◆ **WHAT YOU HAVE TO DO**
Each entry below should be returned exactly as is, with the pictures removed.

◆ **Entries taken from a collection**
------------

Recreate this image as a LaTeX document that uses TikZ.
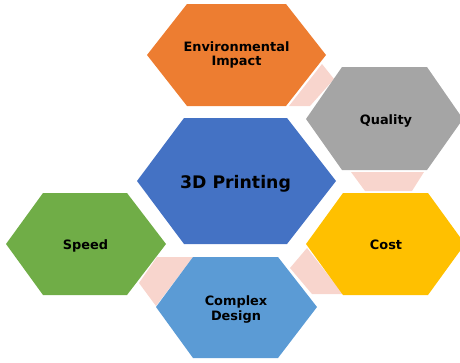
\documentclass[tikz,border=0pt]{standalone}
\usepackage{fontspec}
\setmainfont{DejaVu Sans}
\definecolor{envorange}{HTML}{ED7D31}
\definecolor{qualgray}{HTML}{A5A5A5}
\definecolor{coreblue}{HTML}{4472C4}
\definecolor{speedgreen}{HTML}{70AD47}
\definecolor{costgold}{HTML}{FFC000}
\definecolor{designblue}{HTML}{5B9BD5}
\definecolor{linkpink}{HTML}{F8D5CD}
\begin{document}
\begin{tikzpicture}[x=1pt,y=-1pt,
  hexa/.style={fill=#1,draw=none},
  link/.style={fill=linkpink,draw=none},
  lbl/.style={font=\bfseries\fontsize{12.9}{14.2}\selectfont,align=center,text=black,inner sep=0pt,anchor=base},
  biglbl/.style={lbl,font=\bfseries\fontsize{17.3}{20}\selectfont}]
\useasboundingbox (0,0) rectangle (460,362);
\clip (0,0) rectangle (460,362);

% linking wedges between neighbouring cells
\fill[link] (322,64) -- (334,79) -- (310,106) -- (289,106) -- cycle;
\fill[link] (351,172) -- (424,172) -- (412,191) -- (365,191) -- cycle;
\fill[link] (307,248) -- (290,268) -- (312,294) -- (343,294) -- cycle;
\fill[link] (157,257) -- (193,257) -- (156,306) -- (139,283) -- cycle;

% hexagonal cells
\fill[hexa=envorange]   (147,55) -- (187,4) -- (286,4) -- (326,55) -- (286,106) -- (187,106) -- cycle;
\fill[hexa=qualgray]    (306,119) -- (342,67) -- (427,67) -- (463,119) -- (427,170) -- (342,170) -- cycle;
\fill[hexa=coreblue]    (137,181) -- (184,118) -- (287,118) -- (336,181) -- (287,244) -- (184,244) -- cycle;
\fill[hexa=speedgreen]  (6,244) -- (43,193) -- (127,193) -- (166,244) -- (127,295) -- (43,295) -- cycle;
\fill[hexa=costgold]    (306,244) -- (343,193) -- (428,193) -- (465,244) -- (428,295) -- (343,295) -- cycle;
\fill[hexa=designblue]  (156,307) -- (193,257) -- (278,257) -- (317,307) -- (278,358) -- (193,358) -- cycle;

% labels (multi-line labels sit on the baseline of their last line)
\node[lbl] (env) at (236.5,65.7) {Environmental\\Impact};
\node[lbl] (quality) at (386,124.3) {Quality};
\node[biglbl] (core) at (235.5,188.3) {3D Printing};
\node[lbl] (speed) at (85.5,249) {Speed};
\node[lbl] (cost) at (386,249) {Cost};
\node[lbl] (design) at (236,320) {Complex\\Design};
\end{tikzpicture}
\end{document}
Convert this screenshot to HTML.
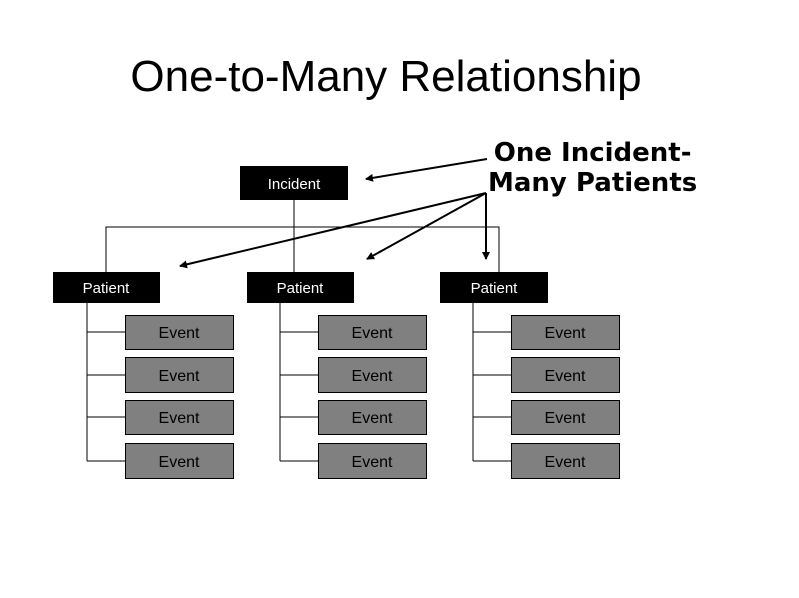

------------

◆ **TASK RESULT**
Recreate this image as a LaTeX document that uses TikZ.
\documentclass[tikz,border=0pt]{standalone}
\usepackage{fontspec}
\setmainfont{DejaVu Sans}
\definecolor{envorange}{HTML}{ED7D31}
\definecolor{qualgray}{HTML}{A5A5A5}
\definecolor{coreblue}{HTML}{4472C4}
\definecolor{speedgreen}{HTML}{70AD47}
\definecolor{costgold}{HTML}{FFC000}
\definecolor{designblue}{HTML}{5B9BD5}
\definecolor{linkpink}{HTML}{F8D5CD}
\begin{document}
\begin{tikzpicture}[x=1pt,y=-1pt,
  hexa/.style={fill=#1,draw=none},
  link/.style={fill=linkpink,draw=none},
  lbl/.style={font=\bfseries\fontsize{12.9}{14.2}\selectfont,align=center,text=black,inner sep=0pt,anchor=base},
  biglbl/.style={lbl,font=\bfseries\fontsize{17.3}{20}\selectfont}]
\useasboundingbox (0,0) rectangle (460,362);
\clip (0,0) rectangle (460,362);

% linking wedges between neighbouring cells
\fill[link] (322,64) -- (334,79) -- (310,106) -- (289,106) -- cycle;
\fill[link] (351,172) -- (424,172) -- (412,191) -- (365,191) -- cycle;
\fill[link] (307,248) -- (290,268) -- (312,294) -- (343,294) -- cycle;
\fill[link] (157,257) -- (193,257) -- (156,306) -- (139,283) -- cycle;

% hexagonal cells
\fill[hexa=envorange]   (147,55) -- (187,4) -- (286,4) -- (326,55) -- (286,106) -- (187,106) -- cycle;
\fill[hexa=qualgray]    (306,119) -- (342,67) -- (427,67) -- (463,119) -- (427,170) -- (342,170) -- cycle;
\fill[hexa=coreblue]    (137,181) -- (184,118) -- (287,118) -- (336,181) -- (287,244) -- (184,244) -- cycle;
\fill[hexa=speedgreen]  (6,244) -- (43,193) -- (127,193) -- (166,244) -- (127,295) -- (43,295) -- cycle;
\fill[hexa=costgold]    (306,244) -- (343,193) -- (428,193) -- (465,244) -- (428,295) -- (343,295) -- cycle;
\fill[hexa=designblue]  (156,307) -- (193,257) -- (278,257) -- (317,307) -- (278,358) -- (193,358) -- cycle;

% labels (multi-line labels sit on the baseline of their last line)
\node[lbl] (env) at (236.5,65.7) {Environmental\\Impact};
\node[lbl] (quality) at (386,124.3) {Quality};
\node[biglbl] (core) at (235.5,188.3) {3D Printing};
\node[lbl] (speed) at (85.5,249) {Speed};
\node[lbl] (cost) at (386,249) {Cost};
\node[lbl] (design) at (236,320) {Complex\\Design};
\end{tikzpicture}
\end{document}
Convert this screenshot to HTML.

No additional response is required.